I do think the stripped look would be cool. When you are stripping your transoms, just be careful of the glass. I'd actually say to go ahead and strip them, remove the glazing, then re-glaze them. That'll give them that nice clear look around the glass.
6/22/2011 at 9:06 PM
We would also like to eventually make our transoms functional again at some point. Ours are of an unmentioned type, they hinge in the middle. Rather than a hinge, they have some sort of rod/peg in the middle of each transom so that it can flip in/out much like a.. well, not sure what to compare it to. But in theory they spin on a horizontal access (I don't know if there are any other limitations to the rotation of the transoms because they are painted in place)
Alex
6/22/2011
Hah, I was actually responding to Steve from the first comment when you submitted this one. Steve, meet Doug... Doug, Steve. Your houses are very similar and you have the same style transom. Check out Steve's link above and you will see the same style transoms as you have in your house.
Steve
6/23/2011 at 12:43 PM
Ooh, I do like the idea of a little chain. It's hard to get them to stay open in the middle — a nice chain would allow me to swing them past the midway point so it wants to roll all the way over, and the chain would help it stay put.

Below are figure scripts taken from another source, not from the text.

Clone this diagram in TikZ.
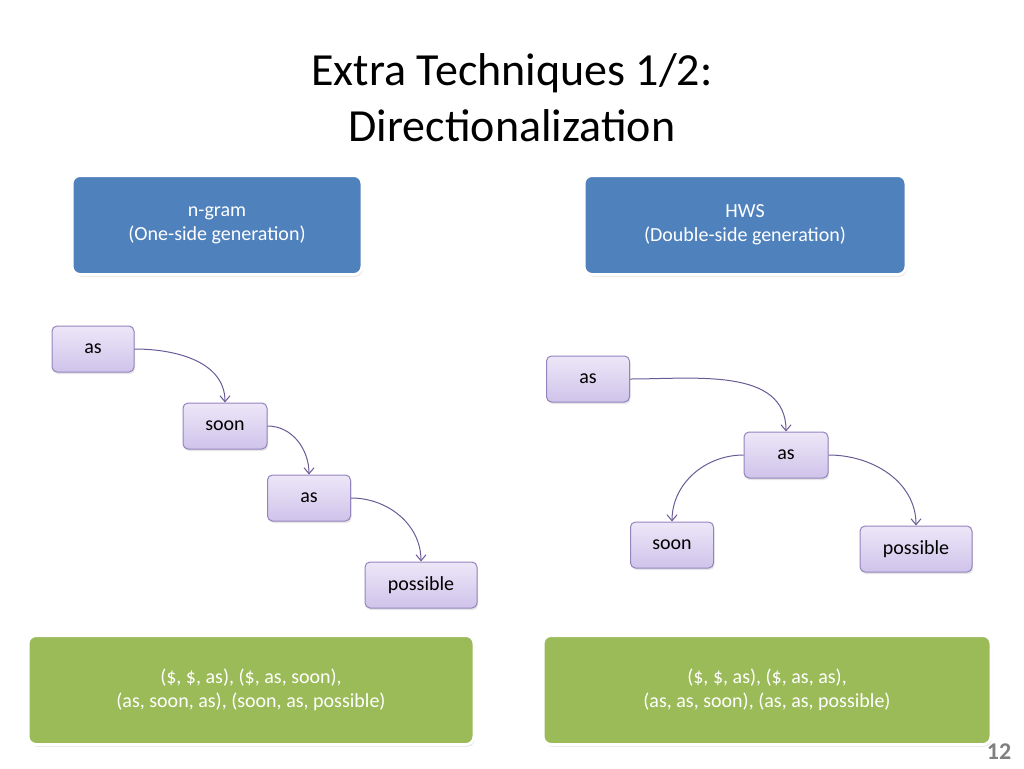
\documentclass[tikz,border=0pt]{standalone}
\usepackage{fontspec}
\setmainfont{Carlito}
\usetikzlibrary{arrows.meta,shadows}
\definecolor{bluebox}{HTML}{4F81BD}
\definecolor{greenbox}{HTML}{9BBB59}
\definecolor{lavtop}{HTML}{EDE7F8}
\definecolor{lavbot}{HTML}{CFC3EA}
\definecolor{lavline}{HTML}{9484BE}
\definecolor{arr}{HTML}{6A5A96}
\tikzset{
  big/.style={rounded corners=8pt, draw=white, line width=3pt, text=white, font=\fontsize{20}{24}\selectfont, align=center, drop shadow={shadow xshift=1pt,shadow yshift=-2pt,opacity=0.3}},
  word/.style={rounded corners=5pt, draw=lavline, line width=1pt, top color=lavtop, bottom color=lavbot, font=\fontsize{20}{24}\selectfont, drop shadow={shadow xshift=1pt,shadow yshift=-2pt,opacity=0.2}},
  link/.style={draw=arr, line width=1pt, -{Straight Barb[length=6pt,width=10pt]}}
}
\begin{document}
\begin{tikzpicture}[x=1pt,y=-1pt]
\useasboundingbox (0,0) rectangle (1024,768);
\node (title) at (512,98) [font=\fontsize{46}{56}\selectfont, align=center] {Extra Techniques 1/2:\\Directionalization};
\node (b1) [big, fill=bluebox, minimum width=290pt, minimum height=99pt] at (217,225) {n-gram\\(One-side generation)};
\node (b2) [big, fill=bluebox, minimum width=322pt, minimum height=99pt] at (745,225) {HWS\\(Double-side generation)};
\node (l1) [word, minimum width=82pt, minimum height=46pt] at (93,349) {as};
\node (l2) [word, minimum width=84pt, minimum height=46pt] at (225,426) {soon};
\node (l3) [word, minimum width=83pt, minimum height=46pt] at (309,498) {as};
\node (l4) [word, minimum width=112pt, minimum height=46pt] at (421,585) {possible};
\node (r1) [word, minimum width=83pt, minimum height=46pt] at (588,379) {as};
\node (r2) [word, minimum width=84pt, minimum height=46pt] at (786,455) {as};
\node (r3) [word, minimum width=83pt, minimum height=46pt] at (672,545) {soon};
\node (r4) [word, minimum width=112pt, minimum height=46pt] at (916,549) {possible};
\draw[link] (l1.east) to[out=0,in=90] (l2.north);
\draw[link] (l2.east) to[out=0,in=90] (l3.north);
\draw[link] (l3.east) to[out=0,in=90] (l4.north);
\draw[link] (r1.east) to[out=0,in=90] (r2.north);
\draw[link] (r2.west) to[out=180,in=90] (r3.north);
\draw[link] (r2.east) to[out=0,in=90] (r4.north);
\node (g1) [big, fill=greenbox, minimum width=446pt, minimum height=109pt] at (251,690) {(\$, \$, as), (\$, as, soon),\\(as, soon, as), (soon, as, possible)};
\node (g2) [big, fill=greenbox, minimum width=448pt, minimum height=109pt] at (767,690) {(\$, \$, as), (\$, as, as),\\(as, as, soon), (as, as, possible)};
\node (pg) at (999,752) [text=gray, font=\fontsize{24}{28}\selectfont\bfseries] {12};
\end{tikzpicture}
\end{document}
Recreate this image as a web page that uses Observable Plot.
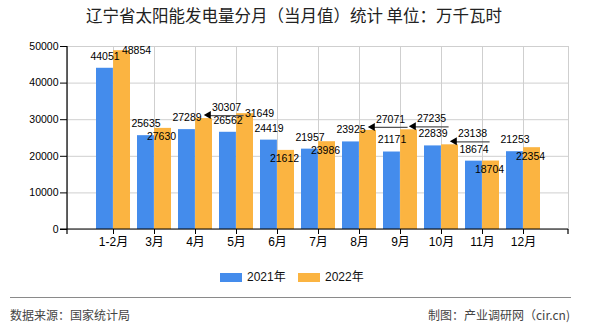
<!DOCTYPE html>
<html>
<head>
<meta charset="utf-8">
<script src="https://cdn.jsdelivr.net/npm/d3@7"></script>
<script src="https://cdn.jsdelivr.net/npm/@observablehq/plot@0.6"></script>
<style>
  html, body { margin: 0; padding: 0; background: #fff; }
  #wrap { position: relative; width: 590px; height: 330px; overflow: hidden; font-family: "Noto Sans CJK SC", "Liberation Sans", sans-serif; }
  #chart { position: absolute; left: 0; top: 0; }
  .title { position: absolute; left: 0; top: 4px; width: 588px; text-align: center; font-size: 16.5px; color: #222; line-height: 22px; }
  .legend { position: absolute; top: 268px; font-size: 12px; color: #111; line-height: 18px; font-family: "Liberation Sans", "Noto Sans CJK SC", sans-serif; }
  .sw { position: absolute; width: 22px; height: 9px; }
  .foot { position: absolute; top: 306px; font-size: 12px; color: #444; line-height: 18px; }
  .sep { position: absolute; left: 10px; top: 297px; width: 561px; height: 0; border-top: 1.5px solid #8a8a8a; }
</style>
</head>
<body>
<div id="wrap">
  <div id="chart"></div>
  <div class="title">辽宁省太阳能发电量分月（当月值）统计 单位：万千瓦时</div>
  <div id="legend"></div>
  <div class="sep"></div>
  <div class="foot" style="left:10px">数据来源：国家统计局</div>
  <div class="foot" style="right:20px">制图：产业调研网（cir.cn)</div>
</div>
<script>
// ---- data ----
const months = ["1-2月", "3月", "4月", "5月", "6月", "7月", "8月", "9月", "10月", "11月", "12月"];
const series = ["2021年", "2022年"];
const values2021 = [44051, 25635, 27289, 26562, 24419, 21957, 23925, 21171, 22839, 18674, 21253];
const values2022 = [48854, 27630, 30307, 31649, 21612, 23986, 27071, 27235, 23138, 18704, 22354];
const yTicks = [0, 10000, 20000, 30000, 40000, 50000];

// label placement for 2022 values (as in the reference, where labels were moved to avoid overlap)
const placement2022 = ["right", "inside", "leader", "right", "inside", "inside", "leader", "leader", "leader", "inside", "inside"];

const colors = ["#448CEC", "#FBB441"];

const d2021 = months.map((m, i) => ({month: m, value: values2021[i]}));
const d2022 = months.map((m, i) => ({month: m, value: values2022[i], mode: placement2022[i]}));

const font = "'Liberation Sans', 'Noto Sans CJK SC', sans-serif";
const half = 17.1;

function axisLines(index, scales, values, dims) {
  const g = d3.create("svg:g").attr("stroke", "#000").attr("stroke-width", 1.2);
  const l = dims.marginLeft, r = dims.width - dims.marginRight;
  const t = dims.marginTop, b = dims.height - dims.marginBottom;
  g.append("line").attr("x1", l).attr("x2", l).attr("y1", t).attr("y2", b);
  g.append("line").attr("x1", l - 7).attr("x2", r).attr("y1", b).attr("y2", b);
  g.append("line").attr("x1", l).attr("x2", l).attr("y1", b).attr("y2", b + 5);
  g.append("line").attr("x1", r).attr("x2", r).attr("y1", b).attr("y2", b + 5);
  return g.node();
}

const chart = Plot.plot({
  width: 590,
  height: 330,
  marginLeft: 67,
  marginRight: 22,
  marginTop: 46,
  marginBottom: 101,
  style: {fontFamily: font, fontSize: "10.5px", color: "#000", background: "transparent"},
  x: {domain: months, paddingInner: 0.18, paddingOuter: 0.59, label: null},
  y: {domain: [0, 50000], label: null},
  marks: [
    Plot.frame({stroke: "#cfcfcf"}),
    Plot.gridY(yTicks, {stroke: "#cfcfcf", strokeOpacity: 1}),
    Plot.gridX({stroke: "#cfcfcf", strokeOpacity: 1}),
    Plot.barY(d2021, {x: "month", y: "value", fill: colors[0], insetRight: half}),
    Plot.barY(d2022, {x: "month", y: "value", fill: colors[1], insetLeft: half}),
    Plot.axisY({ticks: yTicks, tickSize: 7, tickPadding: 2, tickFormat: d3.format("d"), fontSize: 10.5, label: null}),
    Plot.axisX({tickSize: 5, tickPadding: 3, fontSize: 12, label: null}),
    axisLines,
    // 2021 labels above bars
    Plot.text(d2021, {x: "month", y: "value", text: d => String(d.value), dx: -8.5, dy: -12, fill: "#000", fontSize: 10.5}),
    // 2022 labels
    Plot.text(d2022.filter(d => d.mode === "right"), {x: "month", y: "value", text: d => String(d.value), dx: 23, dy: 0, fill: "#000", fontSize: 10.5}),
    Plot.text(d2022.filter(d => d.mode === "inside"), {x: "month", y: "value", text: d => String(d.value), dx: 7, dy: 8.5, fill: "#000", fontSize: 10.5}),
    Plot.text(d2022.filter(d => d.mode === "leader"), {x: "month", y: "value", text: d => String(d.value), dx: 31, dy: -11, fill: "#000", fontSize: 10.5}),
    Plot.tickY(d2022.filter(d => d.mode === "leader"), {x: "month", y: "value", dx: 29.6, dy: -3, stroke: "#555", strokeWidth: 1.3, insetRight: -2}),
    Plot.dot(d2022.filter(d => d.mode === "leader"), {x: "month", y: "value", dx: 13, dy: -3.5, symbol: "triangle", r: 3, fill: "#000", stroke: null, rotate: -90})
  ]
});
document.getElementById("chart").appendChild(chart);

// legend
const legend = document.getElementById("legend");
const legendPos = [{sw: 220, tx: 247}, {sw: 298, tx: 325}];
series.forEach((s, i) => {
  const sw = document.createElement("div");
  sw.className = "sw";
  sw.style.left = legendPos[i].sw + "px";
  sw.style.top = "273px";
  sw.style.background = colors[i];
  legend.appendChild(sw);
  const tx = document.createElement("div");
  tx.className = "legend";
  tx.style.left = legendPos[i].tx + "px";
  tx.textContent = s;
  legend.appendChild(tx);
});
</script>
</body>
</html>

Unfortunately, as you might be able to see from one of the pictures, they ran the AC duct in front of one of the transoms so it won't open but an inch or two. (It has to swing inward at the top. With no real attic space, there's not a whole lot I can do about that.

Though I could rebuild the frame to make the transom swing the other way. hmm...
9/12/2011 at 4:02 PM
We've got a house full of transoms and have done renovation on many of them. I wanted to put some nice numbers in our entry door transom and had a hard time finding anything decent so I started making them and selling them and have a nice little business going. We're called The House Number Lab and specialize in gold transom house numbers - www.housenumberlab.com.

I think we could hook you up with something really cool (just based on the images you've got posted here). Take a look and let me know. I have a discount for bloggers.

Best,
Glenn
Kent
1/25/2012 at 4:26 PM
where did you end up getting your transom operators for $40? I can't seem to find anything shy of $90....

Thanks!
Alex
1/25/2012
I feel your pain. We got lucky and found ours on eBay but it took a fair amount of patience until the right one came up. We bought a matching set of two for another project for about $75 total.
Otis
1/20/2013 at 11:07 AM
I enjoyed reading your blog; the transom looks great! I've just yesterday freed my transom that is above the front door (a six pane one about 5 or so ft. long)and am now in the market for transom lift hardware. I was glad to see that yours is like mine in that it is hinged at the top, as most of them I have seen seem to hinge at the bottom. So my question for you is how did you know which type of lift to get when you were looking for one. I assume the hardware has to be different for bottom hinge and for top hinge? Or are they the same? Looking at a picture of the transom lifts on ebay, I might as well have been looking at a diagram for a rocket build, ha. Can't make heads or tails of how they operate based on the pictures. I also have what I believe to be a fixed transom above a side door (c. 1895ish)that I don't see any signs of hardware or hinge mortices. In future I'd like to try to get it operational as well! Thanks! Great work!!
Brian D. Miller
11/1/2013 at 3:42 PM

Nice article and restoration. I rescued four transoms from the offices on the fifth floor of Belk's Department Store in downtown Charlotte, NC (1910 addition) when I was a high school student. Now 41, I have one of these installed in my 1935 bungalow. These were the latch/chain type. Hooray for the transom!

Vangie
8/19/2014 at 1:09 PM

I restored the transom in my kitchen door. The lift hardware has a part missing. Does anyone know if there is an ironworks place that would recreate the missing piece?